"For I live at Fifty-one Thirty Five Kensington Avenue
And he lives at Fifty-one Thirty Three..."

Sally Benson (1899-1966) originally wrote the stories that comprise Meet Me In St. Louis as short vignettes for The New Yorker magazine entitled "5135 Kensington." These were published in the magazine from June 14, 1941 through May 23, 1942. Originally 8 vignettes, the stories were so popular that Ms. Benson would add 4 more stories and compile them in book form, each chapter representing a month of the year from 1903 - 1904. The book was published by Random House as "Meet Me In St. Louis" in 1942, titled after the film which was in the very early stages of script writing at Metro-Goldwyn-Mayer Studios. During this time, Sally was at MGM working on an early draft of the screenplay. Although her work on the screenplay would not be used, Sally continued to write screenplays for the movies.

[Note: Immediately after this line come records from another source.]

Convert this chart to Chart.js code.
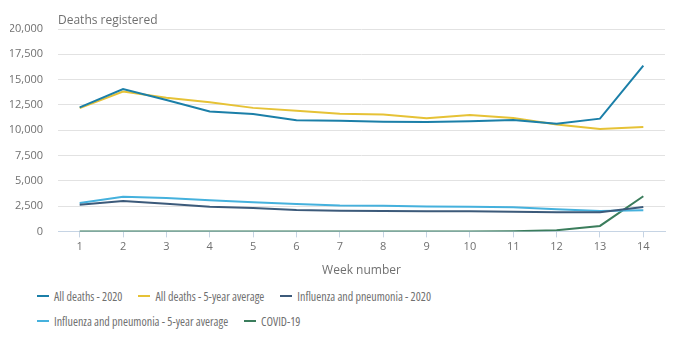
<!DOCTYPE html>
<html>
<head>
<meta charset="utf-8">
<script src="https://cdn.jsdelivr.net/npm/chart.js@4"></script>
<style>
  body { margin: 0; background: #fff; font-family: "Open Sans", sans-serif; }
  #wrap { width: 700px; height: 342px; position: relative; }
  #legend {
    display: flex; flex-wrap: wrap; width: 560px; margin-left: 37px;
    padding-top: 4px; row-gap: 5px; column-gap: 16px;
  }
  .item { display: flex; align-items: center; height: 20px; font-size: 12px;
    font-stretch: 75%; color: #707070; }
  .swatch { width: 12px; height: 2px; margin-right: 5px; }
</style>
</head>
<body>
<div id="wrap">
  <div style="height:282px"><canvas id="deathsChart"></canvas></div>
  <div id="legend"></div>
</div>
<script>
  // weeks 1-14, 2020
  const weeks = ['1','2','3','4','5','6','7','8','9','10','11','12','13','14'];
  const yTicks = [0, 2500, 5000, 7500, 10000, 12500, 15000, 17500, 20000];

  const allDeaths2020 = [12254, 14058, 12990, 11856, 11612, 10986, 10944, 10841, 10816, 10895, 11019, 10645, 11141, 16387];
  const allDeathsAvg = [12175, 13822, 13216, 12760, 12206, 11925, 11627, 11548, 11183, 11498, 11205, 10573, 10130, 10305];
  const flu2020 = [2640, 3000, 2740, 2440, 2310, 2110, 2050, 2010, 2000, 1980, 1950, 1880, 1900, 2400];
  const fluAvg = [2800, 3430, 3300, 3070, 2870, 2700, 2570, 2540, 2470, 2440, 2380, 2180, 2010, 2100];
  const covid = [0, 0, 0, 0, 0, 0, 0, 0, 0, 0, 5, 103, 539, 3475];

  const seriesNames = ['All deaths - 2020', 'All deaths - 5-year average', 'Influenza and pneumonia - 2020',
    'Influenza and pneumonia - 5-year average', 'COVID-19'];
  const seriesColors = ['#1b7fa8', '#e6c236', '#3c5a7a', '#45b1dd', '#3b7d5c'];
  const seriesValues = [allDeaths2020, allDeathsAvg, flu2020, fluAvg, covid];

  const textGrey = '#707070';

  // "Deaths registered" label above the plot, lined up with the chart area
  const topLabel = {
    id: 'topLabel',
    afterDraw(chart) {
      const ctx = chart.ctx;
      ctx.save();
      ctx.font = '12px "Open Sans"';
      ctx.fillStyle = textGrey;
      ctx.textBaseline = 'middle';
      ctx.textAlign = 'left';
      ctx.fillText('Deaths registered', chart.chartArea.left, 21);
      ctx.restore();
    }
  };

  const ctx = document.getElementById('deathsChart').getContext('2d');
  const chart = new Chart(ctx, {
    type: 'line',
    data: {
      labels: weeks,
      datasets: seriesValues.map((vals, i) => ({
        label: seriesNames[i],
        data: vals,
        borderColor: seriesColors[i],
        backgroundColor: seriesColors[i],
        borderWidth: 2,
        pointRadius: 0,
        tension: 0,
      })),
    },
    options: {
      responsive: true,
      maintainAspectRatio: false,
      animation: false,
      layout: { padding: { top: 29, left: 10, right: 35, bottom: 4 } },
      plugins: {
        legend: { display: false },
        tooltip: { enabled: false },
      },
      scales: {
        x: {
          offset: true,
          grid: { drawOnChartArea: false, offset: false, tickLength: 6, color: '#c6d4e4' },
          border: { color: '#c6d4e4' },
          ticks: { color: textGrey, font: { family: 'Open Sans', size: 11 }, padding: 3, maxRotation: 0 },
          title: { display: true, text: 'Week number', color: textGrey,
            font: { family: 'Open Sans', size: 12 }, padding: { top: 7, bottom: 0 } },
        },
        y: {
          min: 0,
          max: 20000,
          afterBuildTicks: (axis) => { axis.ticks = yTicks.map(v => ({ value: v })); },
          afterFit: (axis) => { axis.width = 48; },
          grid: { drawTicks: false, color: '#e2e2e2' },
          border: { display: false },
          ticks: {
            color: textGrey, font: { family: 'Open Sans', size: 11 }, padding: 15,
            callback: (v) => v.toLocaleString('en-GB'),
          },
        },
      },
    },
    plugins: [topLabel],
  });

  // legend in HTML so it wraps like the original
  const legendEl = document.getElementById('legend');
  chart.data.datasets.forEach(ds => {
    const item = document.createElement('div');
    item.className = 'item';
    const sw = document.createElement('span');
    sw.className = 'swatch';
    sw.style.background = ds.borderColor;
    item.appendChild(sw);
    item.appendChild(document.createTextNode(ds.label));
    legendEl.appendChild(item);
  });
</script>
</body>
</html>
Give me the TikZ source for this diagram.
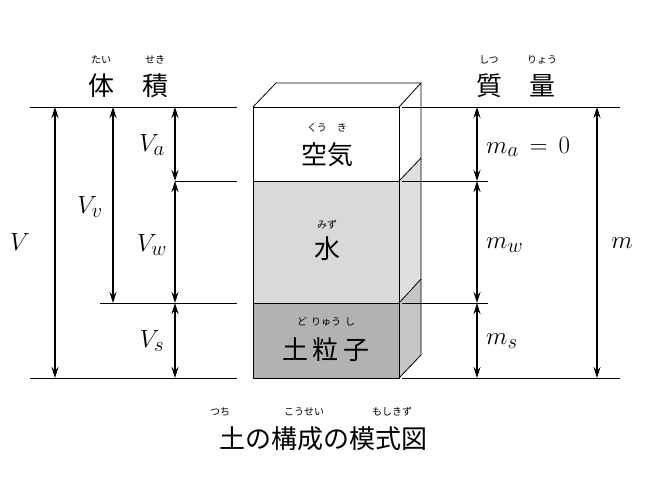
\documentclass[tikz,border=0pt]{standalone}
\usepackage{fontspec}
\newfontfamily\cjk{Noto Sans CJK JP}
\usetikzlibrary{arrows.meta}
\begin{document}
\begin{tikzpicture}[x=1pt,y=-1pt,
  dim/.style={{Stealth[length=11pt,width=7pt]}-{Stealth[length=11pt,width=7pt]},line width=1.1pt},
  ln/.style={line width=0.8pt},
  big/.style={font=\cjk\fontsize{26}{26}\selectfont,inner sep=0},
  rb/.style={font=\cjk\fontsize{10}{10}\selectfont,inner sep=0},
  mt/.style={font=\fontsize{28}{28}\selectfont,inner sep=0}]
\useasboundingbox (0,0) rectangle (645,480);
% block
\coordinate (A) at (253,107); \coordinate (B) at (399,107);
\coordinate (C) at (253,378); \coordinate (D) at (399,378);
\fill[gray!30] (253,181) rectangle (399,303);
\fill[gray!60] (253,303) rectangle (399,378);
\fill[gray!25] (399,181) -- (421,158) -- (421,279) -- (399,303) -- cycle;
\fill[gray!45] (399,303) -- (421,279) -- (421,355) -- (399,378) -- cycle;
\draw[ln] (A) rectangle (D);
\draw[ln] (253,181) -- (399,181) (253,303) -- (399,303);
\draw[ln] (A) -- (276,83) -- (421,83) -- (B) (421,83) -- (421,355) -- (D);
\draw[ln] (399,181) -- (421,158) (399,303) -- (421,279);
% guide lines
\draw[ln] (30,107) -- (237,107) (175,181) -- (237,181) (100,303) -- (237,303) (30,378) -- (237,378);
\draw[ln] (402,107) -- (620,107) (402,181) -- (488,181) (402,303) -- (488,303) (402,378) -- (620,378);
% dimension arrows
\coordinate (t1) at (55,107); \coordinate (b1) at (55,378);
\draw[dim] (t1) -- (b1);
\coordinate (t2) at (113,107); \coordinate (b2) at (113,303);
\draw[dim] (t2) -- (b2);
\coordinate (a0) at (175,107); \coordinate (a1) at (175,181); \coordinate (a2) at (175,303); \coordinate (a3) at (175,378);
\draw[dim] (a0) -- (a1); \draw[dim] (a1) -- (a2); \draw[dim] (a2) -- (a3);
\coordinate (r0) at (477,107); \coordinate (r1) at (477,181); \coordinate (r2) at (477,303); \coordinate (r3) at (477,378);
\draw[dim] (r0) -- (r1); \draw[dim] (r1) -- (r2); \draw[dim] (r2) -- (r3);
\coordinate (m0) at (597,107); \coordinate (m1) at (597,378);
\draw[dim] (m0) -- (m1);
% math labels
\node[mt] (lV) at (20,242) {$V$};
\node[mt] (lVv) at (90,207) {$V_v$};
\node[mt] (lVa) at (152,145) {$V_a$};
\node[mt] (lVw) at (152,245) {$V_w$};
\node[mt] (lVs) at (152,341) {$V_s$};
\node[mt,anchor=west] (lma) at (486,147) {$m_a\,=\,0$};
\node[mt,anchor=west] (lmw) at (486,245) {$m_w$};
\node[mt,anchor=west] (lms) at (486,341) {$m_s$};
\node[mt] (lm) at (622,243) {$m$};
% block labels
\node[big] (k1) at (327,155) {空気};
\node[rb] (k1r) at (327,128) {くう\hspace{10pt}き};
\node[big] (k2) at (327,249) {水};
\node[rb] (k2r) at (327,225) {みず};
\node[big] (k3) at (326,350) {土\hspace{5pt}粒\hspace{5pt}子};
\node[rb] (k3r) at (326,322) {ど\hspace{4pt}りゅう\hspace{4pt}し};
% titles
\node[big] (t1l) at (101,86) {体};
\node[rb] at (101,60) {たい};
\node[big] (t2l) at (155,86) {積};
\node[rb] at (155,60) {せき};
\node[big] (t3l) at (489,86) {質};
\node[rb] at (489,60) {しつ};
\node[big] (t4l) at (542,86) {量};
\node[rb] at (542,60) {りょう};
\node[big] (ttl) at (323,439) {土の構成の模式図};
\node[rb] at (220,412) {つち};
\node[rb] at (304,412) {こうせい};
\node[rb] at (392,412) {もしきず};
\end{tikzpicture}
\end{document}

Sally based "5135 Kensington" after her life on that street in St. Louis, Missouri where she and her family lived ("the Smith family", Benson was her married name). Far from the gingerbread Victorian beauty depicted in the film, the home was a typical turn-of-the century city home (closer to the Victorian and Edwardian homes one sees today in San Francisco). Unfortunately the house was demolished in December 1994, after falling into decay. Five hundred bricks were saved from the site for historical purposes and are probably located at the St. Louis Missouri History Museum.

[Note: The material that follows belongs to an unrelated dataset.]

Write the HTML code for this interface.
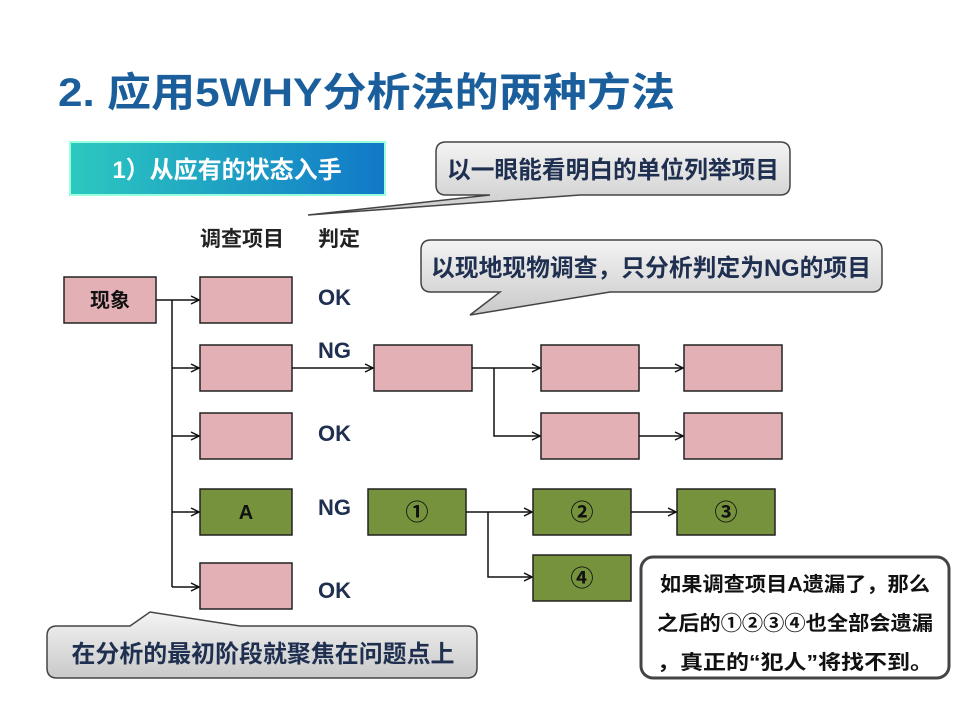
<!DOCTYPE html>
<html><head><meta charset="utf-8"><style>
html,body{margin:0;padding:0;background:#fff;}
svg{display:block;font-family:"Liberation Sans","Noto Sans CJK SC",sans-serif;font-weight:bold;}
</style></head><body>
<svg width="960" height="720" viewBox="0 0 960 720" xmlns="http://www.w3.org/2000/svg">
<defs>
<linearGradient id="teal" x1="0" y1="0" x2="1" y2="0">
<stop offset="0" stop-color="#2cc9c0"/><stop offset="1" stop-color="#1178c8"/></linearGradient>
<linearGradient id="grey" x1="0" y1="0" x2="0" y2="1">
<stop offset="0" stop-color="#f4f4f4"/><stop offset="1" stop-color="#c9c9c9"/></linearGradient>
<marker id="ar" markerWidth="10" markerHeight="10" refX="9" refY="5" orient="auto" markerUnits="userSpaceOnUse">
<path d="M1,1 L9,5 L1,9" fill="none" stroke="#111" stroke-width="1.5"/></marker>
</defs>
<text x="58" y="106" font-size="40" fill="#1b5e9c" textLength="617" lengthAdjust="spacingAndGlyphs">2. 应用5WHY分析法的两种方法</text>

<rect x="70" y="142" width="315" height="53" fill="url(#teal)" stroke="#9fd" stroke-width="2"/>
<text x="227" y="178" font-size="24" fill="#fff" text-anchor="middle">1）从应有的状态入手</text>

<path d="M446,142 H780 Q790,142 790,152 V185 Q790,195 780,195 H580 L308,215 L490,195 H446 Q436,195 436,185 V152 Q436,142 446,142 Z" fill="url(#grey)" stroke="#444" stroke-width="1.5"/>
<text x="613" y="178" font-size="24" fill="#1f2f4f" text-anchor="middle" textLength="332" lengthAdjust="spacingAndGlyphs">以一眼能看明白的单位列举项目</text>
<path d="M431,240 H872 Q882,240 882,250 V282 Q882,292 872,292 H610 L470,315 L500,292 H431 Q421,292 421,282 V250 Q421,240 431,240 Z" fill="url(#grey)" stroke="#444" stroke-width="1.5"/>
<text x="651" y="276" font-size="24" fill="#1f2f4f" text-anchor="middle" textLength="440" lengthAdjust="spacingAndGlyphs">以现地现物调查，只分析判定为NG的项目</text>

<text x="200" y="246" font-size="21" fill="#222">调查项目</text>
<text x="318" y="246" font-size="21" fill="#222">判定</text>

<g stroke="#222" stroke-width="1.5">
<rect x="64" y="277" width="92" height="46" fill="#e3b0b5"/>
<rect x="200" y="277" width="92" height="46" fill="#e3b0b5"/>
<rect x="200" y="345" width="92" height="46" fill="#e3b0b5"/>
<rect x="200" y="413" width="92" height="46" fill="#e3b0b5"/>
<rect x="200" y="489" width="92" height="46" fill="#76923c"/>
<rect x="200" y="563" width="92" height="46" fill="#e3b0b5"/>
<rect x="374" y="345" width="98" height="46" fill="#e3b0b5"/>
<rect x="541" y="345" width="98" height="46" fill="#e3b0b5"/>
<rect x="541" y="413" width="98" height="46" fill="#e3b0b5"/>
<rect x="684" y="345" width="98" height="46" fill="#e3b0b5"/>
<rect x="684" y="413" width="98" height="46" fill="#e3b0b5"/>
<rect x="368" y="489" width="98" height="46" fill="#76923c"/>
<rect x="533" y="489" width="98" height="46" fill="#76923c"/>
<rect x="677" y="489" width="98" height="46" fill="#76923c"/>
<rect x="533" y="555" width="98" height="46" fill="#76923c"/>
</g>
<g stroke="#111" stroke-width="1.5" fill="none">
<path d="M156,300 H199" marker-end="url(#ar)"/>
<path d="M172,300 V587"/>
<path d="M172,368 H199" marker-end="url(#ar)"/>
<path d="M172,436 H199" marker-end="url(#ar)"/>
<path d="M172,512 H199" marker-end="url(#ar)"/>
<path d="M172,587 H199" marker-end="url(#ar)"/>
<path d="M292,368 H373" marker-end="url(#ar)"/>
<path d="M472,368 H540" marker-end="url(#ar)"/>
<path d="M494,368 V436 H540" marker-end="url(#ar)"/>
<path d="M639,368 H683" marker-end="url(#ar)"/>
<path d="M639,436 H683" marker-end="url(#ar)"/>
<path d="M466,512 H532" marker-end="url(#ar)"/>
<path d="M488,512 V577 H532" marker-end="url(#ar)"/>
<path d="M631,512 H676" marker-end="url(#ar)"/>
</g>
<g font-size="20" fill="#111" text-anchor="middle">
<text x="110" y="307">现象</text>
<text x="246" y="519">A</text>
<text x="417" y="520" font-size="23">①</text>
<text x="582" y="520" font-size="23">②</text>
<text x="726" y="520" font-size="23">③</text>
<text x="582" y="586" font-size="23">④</text>
</g>
<g font-size="22" fill="#1f2f4f">
<text x="318" y="305">OK</text>
<text x="318" y="358">NG</text>
<text x="318" y="441">OK</text>
<text x="318" y="515">NG</text>
<text x="318" y="598">OK</text>
</g>

<path d="M57,626 L130,626 L150,612 L240,626 H467 Q477,626 477,636 V668 Q477,678 467,678 H57 Q47,678 47,668 V636 Q47,626 57,626 Z" fill="url(#grey)" stroke="#444" stroke-width="1.5"/>
<text x="263" y="662" font-size="24" fill="#1f2f4f" text-anchor="middle" textLength="383" lengthAdjust="spacingAndGlyphs">在分析的最初阶段就聚焦在问题点上</text>

<rect x="641" y="557" width="308" height="121" rx="12" fill="#fff" stroke="#444" stroke-width="3"/>
<g font-size="20" fill="#111" text-anchor="middle">
<text x="795" y="591" textLength="270" lengthAdjust="spacingAndGlyphs">如果调查项目A遗漏了，那么</text>
<text x="795" y="630" textLength="276" lengthAdjust="spacingAndGlyphs">之后的①②③④也全部会遗漏</text>
<text x="795" y="669" textLength="276" lengthAdjust="spacingAndGlyphs">，真正的“犯人”将找不到。</text>
</g>
</svg>
</body></html>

Sally was a popular author and screenwriter, contributing to the screenplays for Hitchcock's Shadow Of A Doubt (1943), Anna And The King Of Siam (1946 - for which she was nominated for an Academy Award), Bus Stop (1953), and National Velvet (1944) among others. Her other series of short stories entitled "Junior Miss" were extremely popular as well.

The film, of course, took a few liberties with the stories. First and foremost the film keeps the family in New York to live happily ever after. And "boy next door" John Truett was actually closer in age to Agnes (the second youngest sister), and the Agnes character was based on Sally herself. In the movie, one gets the idea that the family lives far from town, in some suburb of large Victorian homes. In reality, as noted above, Sally's home was basically a part of the city (this was long before St. Louis sprawled and the downtown area went downhill) on a typical street with 2 - 3 story homes of the period.

If "The Kensington Stories" had not been made into such a popular film as Meet Me In St. Louis, Sally would probably be best remembered today for her "Junior Miss" stories and her work on film screenplays.